=== DATASET CONTENT ===

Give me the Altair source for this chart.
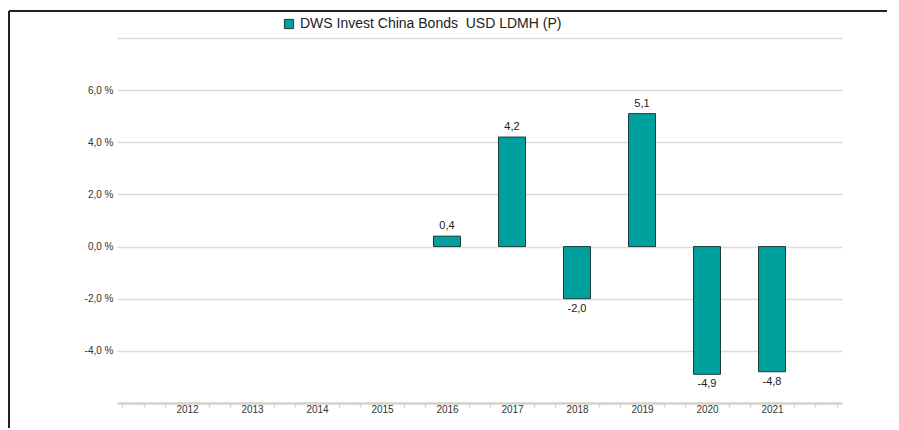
import altair as alt
import pandas as pd

# ---- data ----
years = [2012, 2013, 2014, 2015, 2016, 2017, 2018, 2019, 2020, 2021]
returns = [None, None, None, None, 0.4, 4.2, -2.0, 5.1, -4.9, -4.8]
series_name = "DWS Invest China Bonds\u00a0 USD LDMH (P)"
y_tick_values = [-4, -2, 0, 2, 4, 6, 8]

rows = [
    {"year": y, "value": v, "series": series_name}
    for y, v in zip(years, returns)
    if v is not None
]
df = pd.DataFrame(rows)

# minor tick positions: every third of a year, except under the year labels
minor_ticks = [2011 + i / 3 for i in range(34) if i % 3 != 0 or i in (0, 33)]

FONT = "Liberation Sans"
TEAL = "#00a09e"
EDGE = "#1d3b3b"
GRID = "#dfdcd5"
AXIS = "#d6d2c8"

fmt_label = ("(datum.value < 0 ? '-' : '') + "
             "replace(format(abs(datum.value), '.1f'), '.', ',')")

x_scale = alt.Scale(domain=[2011, 2022], nice=False, zero=False)

x_major = alt.X(
    "year:Q",
    title=None,
    scale=x_scale,
    axis=alt.Axis(
        orient="bottom",
        values=years,
        format="d",
        ticks=False,
        domainColor=AXIS,
        domainWidth=2.5,
        grid=False,
        labelFontSize=10,
        labelColor="#333333",
        labelPadding=1,
        labelFlush=False,
        labelOverlap=False,
    ),
)

x_minor = alt.X(
    "year:Q",
    title=None,
    scale=x_scale,
    axis=alt.Axis(
        orient="bottom",
        values=minor_ticks,
        labels=False,
        domain=False,
        grid=False,
        tickColor=AXIS,
        tickSize=4,
        tickWidth=1.5,
    ),
)

x_plain = alt.X("year:Q", title=None, scale=x_scale, axis=None)

y_enc = alt.Y(
    "value:Q",
    title=None,
    scale=alt.Scale(domain=[-6, 8], nice=False, zero=False),
    axis=alt.Axis(
        values=y_tick_values,
        labelExpr=("datum.value > 7 ? '' : "
                   "(datum.value < 0 ? '-' : '') + "
                   "replace(format(abs(datum.value), '.1f'), '.', ',') + ' %'"),
        ticks=False,
        domain=False,
        grid=True,
        gridColor=GRID,
        gridWidth=1.5,
        labelFontSize=10,
        labelColor="#333333",
        labelPadding=4,
    ),
)

base = alt.Chart(df)

ticks_layer = base.mark_point(opacity=0).encode(
    x=x_minor,
    y=alt.Y("value:Q"),
)

bars = base.mark_bar(size=27, stroke=EDGE, strokeWidth=1).encode(
    x=x_major,
    y=y_enc,
    y2=alt.datum(0),
    color=alt.Color(
        "series:N",
        scale=alt.Scale(range=[TEAL]),
        legend=alt.Legend(
            orient="none",
            legendX=165,
            legendY=-21,
            title=None,
            symbolType="square",
            symbolSize=85,
            symbolStrokeColor=EDGE,
            symbolStrokeWidth=1,
            labelFontSize=14,
            labelColor="#222222",
            labelFont=FONT,
            labelLimit=400,
        ),
    ),
)

pos_labels = (
    base.transform_filter("datum.value >= 0")
    .transform_calculate(label=fmt_label)
    .mark_text(baseline="bottom", dy=-5, fontSize=11, color="#222222", font=FONT)
    .encode(x=x_plain, y="value:Q", text="label:N")
)

neg_labels = (
    base.transform_filter("datum.value < 0")
    .transform_calculate(label=fmt_label)
    .mark_text(baseline="top", dy=4, fontSize=11, color="#222222", font=FONT)
    .encode(x=x_plain, y="value:Q", text="label:N")
)

frame_data = alt.Data(values=[{"k": 1}])
frame_top = alt.Chart(frame_data).mark_rule(color="#222222", strokeWidth=2).encode(
    x=alt.value(-108), x2=alt.value(770), y=alt.value(-27)
)
frame_left = alt.Chart(frame_data).mark_rule(color="#222222", strokeWidth=2).encode(
    x=alt.value(-108), y=alt.value(-27), y2=alt.value(400)
)

chart = (
    alt.layer(bars, ticks_layer, pos_labels, neg_labels, frame_top, frame_left)
    .resolve_axis(x="independent")
    .properties(
        width=725,
        height=365,
        padding={"left": 109, "top": 30, "right": 46, "bottom": 25},
        autosize=alt.AutoSizeParams(type="none"),
        background="white",
    )
    .configure_view(stroke=None)
    .configure_axis(labelFont=FONT)
)

chart.save("out.html", embed_options={"renderer": "svg", "actions": False})
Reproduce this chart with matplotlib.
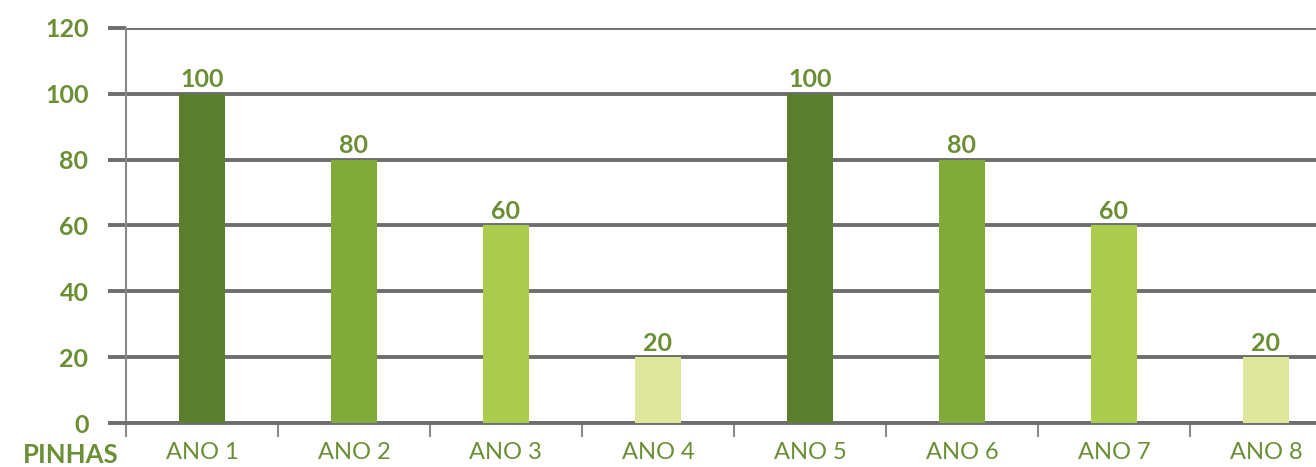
import matplotlib.pyplot as plt
import numpy as np

categorias = ["ANO 1", "ANO 2", "ANO 3", "ANO 4", "ANO 5", "ANO 6", "ANO 7", "ANO 8"]
pinhas = [100, 80, 60, 20, 100, 80, 60, 20]
cores = ["#5b7f2f", "#80ab3a", "#aacb4c", "#dfe79c",
         "#5b7f2f", "#80ab3a", "#aacb4c", "#dfe79c"]
yticks = [0, 20, 40, 60, 80, 100, 120]

verde = "#6a8f35"
plt.rcParams["font.family"] = ["Lato", "DejaVu Sans"]

fig = plt.figure(figsize=(13.16, 4.67), dpi=100)
ax = fig.add_axes([0.0957, 0.0942, 0.924, 0.846])

x = np.arange(len(categorias))
ax.bar(x, pinhas, width=0.3, color=cores, zorder=3)
for xi, v in zip(x, pinhas):
    ax.text(xi, v + 0.8, str(v), ha="center", va="bottom", fontsize=18,
            fontweight="bold", color=verde, zorder=4)

ax.set_xlim(-0.5, len(categorias) - 0.5)
ax.set_ylim(0, 120)
ax.set_yticks(yticks)
ax.set_yticklabels([str(t) for t in yticks], fontsize=18, fontweight="bold", color=verde)
ax.yaxis.grid(True, color="#6e6e6e", linewidth=2.8, zorder=1)
ax.tick_params(axis="y", length=13, width=2.8, color="#6e6e6e", pad=14)

# category ticks sit between the bars
ax.set_xticks(np.arange(len(categorias) + 1) - 0.5)
ax.set_xticklabels([])
ax.set_xticks(x, minor=True)
ax.set_xticklabels(categorias, minor=True, fontsize=17, color=verde)
ax.tick_params(axis="x", which="major", length=10, width=1.5, color="#8a8a8a")
ax.tick_params(axis="x", which="minor", length=0, pad=14)

for s in ["top", "right"]:
    ax.spines[s].set_visible(False)
ax.spines["left"].set_color("#8a8a8a")
ax.spines["left"].set_linewidth(1.5)
ax.spines["bottom"].set_color("#6e6e6e")
ax.spines["bottom"].set_linewidth(2.8)

ax.text(-0.006, -0.082, "PINHAS", transform=ax.transAxes, ha="right", va="center",
        fontsize=18.5, fontweight="bold", color=verde)

fig.savefig("out.png", dpi=100)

===

Copy exactly, and copy only, the lines from the one with "Reproduce this chart with matplotlib." to the one with "import numpy as np", ends included. Pictures are not part of the copy.

» **REPLY TO THE TASK**:
Reproduce this chart with matplotlib.
import matplotlib.pyplot as plt
import numpy as np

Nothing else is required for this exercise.